Tools and Libraries for Data Transformation
Several programming languages and libraries support data transformation:
-
Python:
pandas,numpy,scikit-learn,scipy.stats -
R:
dplyr,caret,MASS,car -
Excel: Built-in functions like LOG, SQRT, and data analysis toolpak
-
SPSS/SAS: Provide GUI-based options for standard transformations
Best Practices
-
Always visualize data before and after transformation.
-
Choose transformation based on data characteristics, not arbitrarily.
-
Document the transformation process for transparency and reproducibility.
-
Remember that not all variables need to be transformed; treat each individually.
-
Validate model performance and interpretability after transformation.

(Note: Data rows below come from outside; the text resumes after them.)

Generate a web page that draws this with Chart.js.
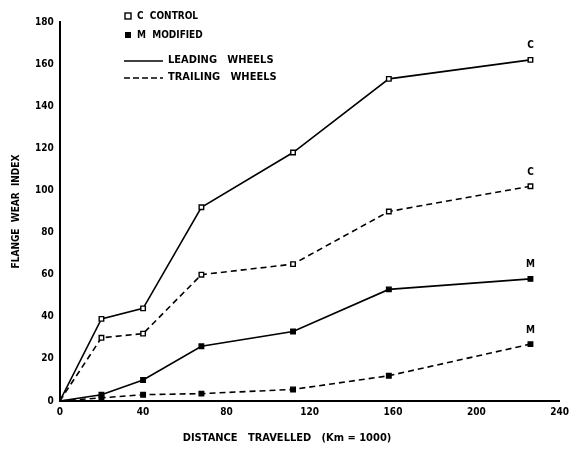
<!DOCTYPE html>
<html>
<head>
<meta charset="utf-8">
<script src="https://cdn.jsdelivr.net/npm/chart.js@4"></script>
<style>
  html, body { margin: 0; padding: 0; background: #fff; }
  #wrap { width: 571px; height: 450px; }
</style>
</head>
<body>
<div id="wrap"><canvas id="wear"></canvas></div>
<script>
// distance travelled (Km x 1000)
const distances = [0, 20, 40, 68, 112, 158, 226];

// flange wear index
const controlLeading = [0, 39, 44, 92, 118, 153, 162];
const controlTrailing = [0, 30, 32, 60, 65, 90, 102];
const modifiedLeading = [0, 3, 10, 26, 33, 53, 58];
const modifiedTrailing = [0, 1.5, 3, 3.5, 5.5, 12, 27];

const yTicks = [0, 20, 40, 60, 80, 100, 120, 140, 160, 180];
const xTicks = [0, 40, 80, 120, 160, 200, 240];

const FONT = '"DejaVu Sans Condensed", "DejaVu Sans", sans-serif';

function points(values) {
    return distances.map((d, i) => ({ x: d, y: values[i] }));
}

function series(label, values, filled, dashed, endTag) {
    return {
        label: label,
        data: points(values),
        borderColor: '#000',
        borderWidth: 1.6,
        borderDash: dashed ? [6, 4] : [],
        pointStyle: 'rect',
        pointRadius: values.map((v, i) => i === 0 ? 0 : 3.2),
        pointBackgroundColor: filled ? '#000' : '#fff',
        pointBorderColor: '#000',
        pointBorderWidth: 1.4,
        tension: 0,
        endTag: endTag
    };
}

// draws the hand lettered key, the x title and the C / M tags at the line ends
const annotations = {
    id: 'annotations',
    afterDatasetsDraw(chart) {
        const ctx = chart.ctx;
        ctx.save();
        ctx.fillStyle = '#000';
        ctx.strokeStyle = '#000';
        ctx.font = 'bold 10px ' + FONT;
        ctx.textBaseline = 'middle';

        // key
        ctx.lineWidth = 1.4;
        ctx.fillStyle = '#fff';
        ctx.fillRect(125, 13, 6, 6);
        ctx.strokeRect(125, 13, 6, 6);
        ctx.fillStyle = '#000';
        ctx.fillText('C  CONTROL', 137, 16);
        ctx.fillRect(125, 32, 6, 6);
        ctx.fillText('M  MODIFIED', 137, 35);

        ctx.font = 'bold 11px ' + FONT;
        ctx.lineWidth = 1.4;
        ctx.beginPath();
        ctx.moveTo(124, 61); ctx.lineTo(163, 61);
        ctx.stroke();
        ctx.fillText('LEADING   WHEELS', 168, 60);
        ctx.setLineDash([6, 3]);
        ctx.beginPath();
        ctx.moveTo(124, 78); ctx.lineTo(163, 78);
        ctx.stroke();
        ctx.setLineDash([]);
        ctx.fillText('TRAILING   WHEELS', 168, 77);

        // x axis title, set a little left of centre as in the original
        ctx.textAlign = 'center';
        ctx.fillText('DISTANCE   TRAVELLED   (Km = 1000)', 287, 438);

        // end tags
        ctx.font = 'bold 10px ' + FONT;
        ctx.textBaseline = 'bottom';
        chart.data.datasets.forEach((ds, i) => {
            const el = chart.getDatasetMeta(i).data[ds.data.length - 1];
            ctx.fillText(ds.endTag, el.x, el.y - 9);
        });
        ctx.restore();
    }
};

new Chart(document.getElementById('wear').getContext('2d'), {
    type: 'line',
    data: {
        datasets: [
            series('C Leading', controlLeading, false, false, 'C'),
            series('C Trailing', controlTrailing, false, true, 'C'),
            series('M Leading', modifiedLeading, true, false, 'M'),
            series('M Trailing', modifiedTrailing, true, true, 'M')
        ]
    },
    options: {
        responsive: true,
        maintainAspectRatio: false,
        animation: false,
        layout: { padding: { top: 22, right: 2, left: 10, bottom: 30 } },
        plugins: {
            legend: { display: false },
            tooltip: { enabled: false }
        },
        scales: {
            x: {
                type: 'linear',
                min: 0,
                max: 240,
                afterBuildTicks: (axis) => { axis.ticks = xTicks.map(v => ({ value: v })); },
                grid: { display: false, drawTicks: true, tickLength: 3, color: '#000' },
                border: { color: '#000', width: 2 },
                ticks: {
                    color: '#000',
                    font: { family: FONT, size: 10, weight: 'bold' },
                    padding: 2,
                    maxRotation: 0
                }
            },
            y: {
                min: 0,
                max: 180,
                afterBuildTicks: (axis) => {
                    const t = [];
                    for (let v = 0; v <= 180; v += 10) t.push({ value: v });
                    axis.ticks = t;
                },
                grid: { display: false, drawTicks: true, tickLength: 3, color: '#000' },
                border: { color: '#000', width: 2 },
                ticks: {
                    color: '#000',
                    font: { family: FONT, size: 10, weight: 'bold' },
                    padding: 3,
                    callback: (v) => yTicks.includes(v) ? String(v) : ''
                },
                title: {
                    display: true,
                    text: 'FLANGE  WEAR  INDEX',
                    color: '#000',
                    font: { family: FONT, size: 10, weight: 'bold' },
                    padding: { top: 0, bottom: 10 }
                }
            }
        }
    },
    plugins: [annotations]
});
</script>
</body>
</html>
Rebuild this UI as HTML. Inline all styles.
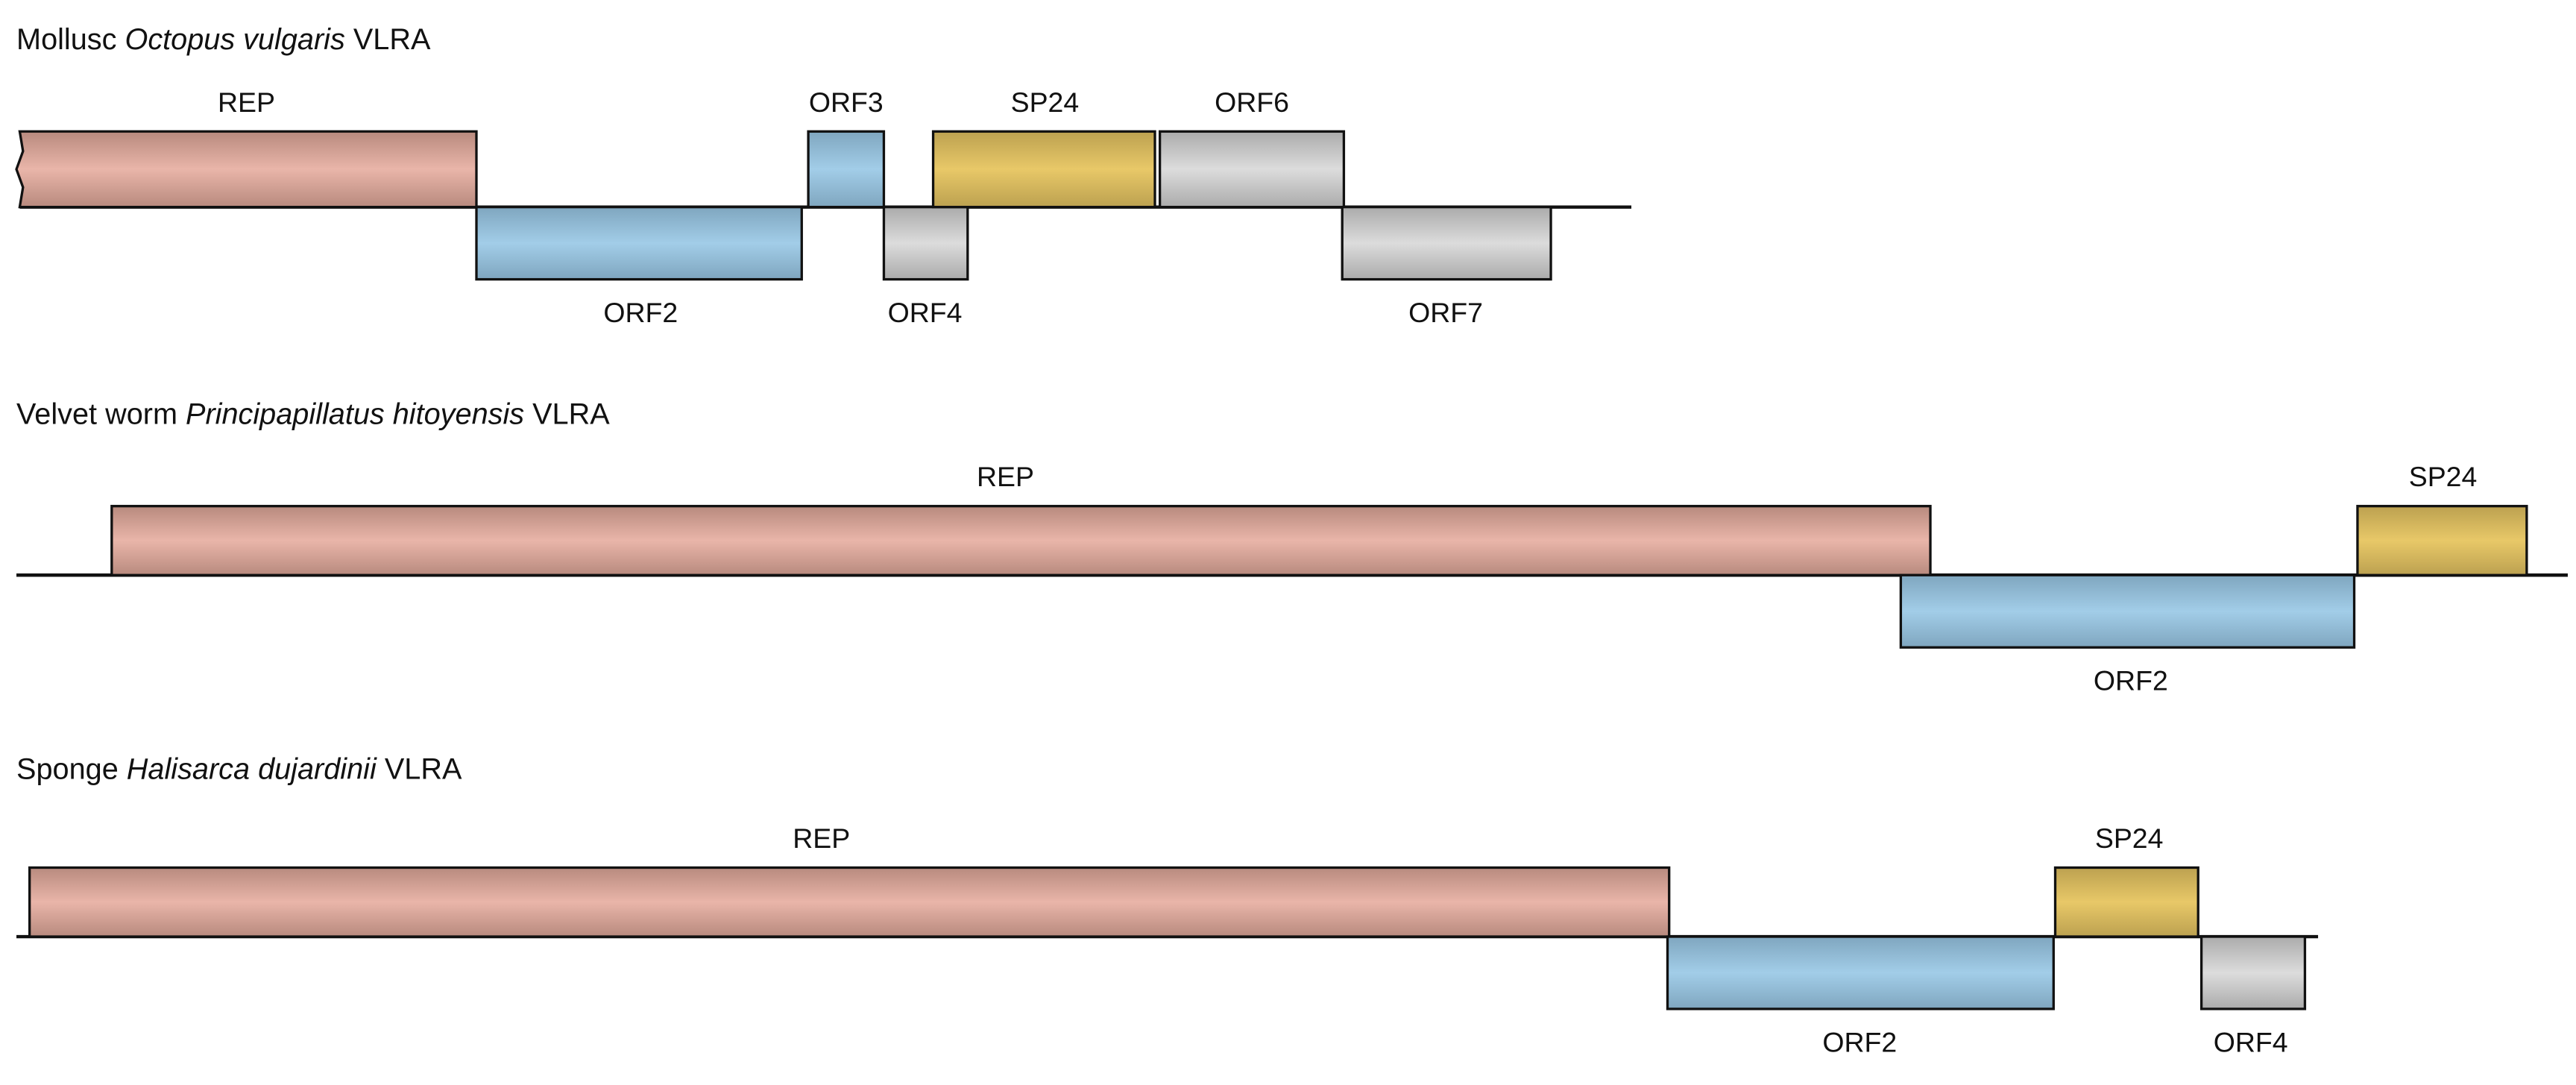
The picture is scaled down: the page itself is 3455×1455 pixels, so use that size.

Limitations and Considerations
-
Interpretability: Transformed coefficients or predictions may not be intuitive.
-
Overfitting: Applying multiple transformations can lead to overfitting, especially with small datasets.
-
Irreversibility: Some transformations may not be easily reversible, complicating real-world interpretation.
Conclusion
Data transformation is a powerful technique to improve statistical analysis by aligning data with model assumptions, reducing skewness, and enhancing model performance. By systematically exploring the effects of transformation through visualization, statistical tests, and model evaluation, analysts can ensure robust and meaningful results. A thoughtful approach to data transformation not only refines the analytical process but also ensures the credibility and utility of statistical findings in practical applications.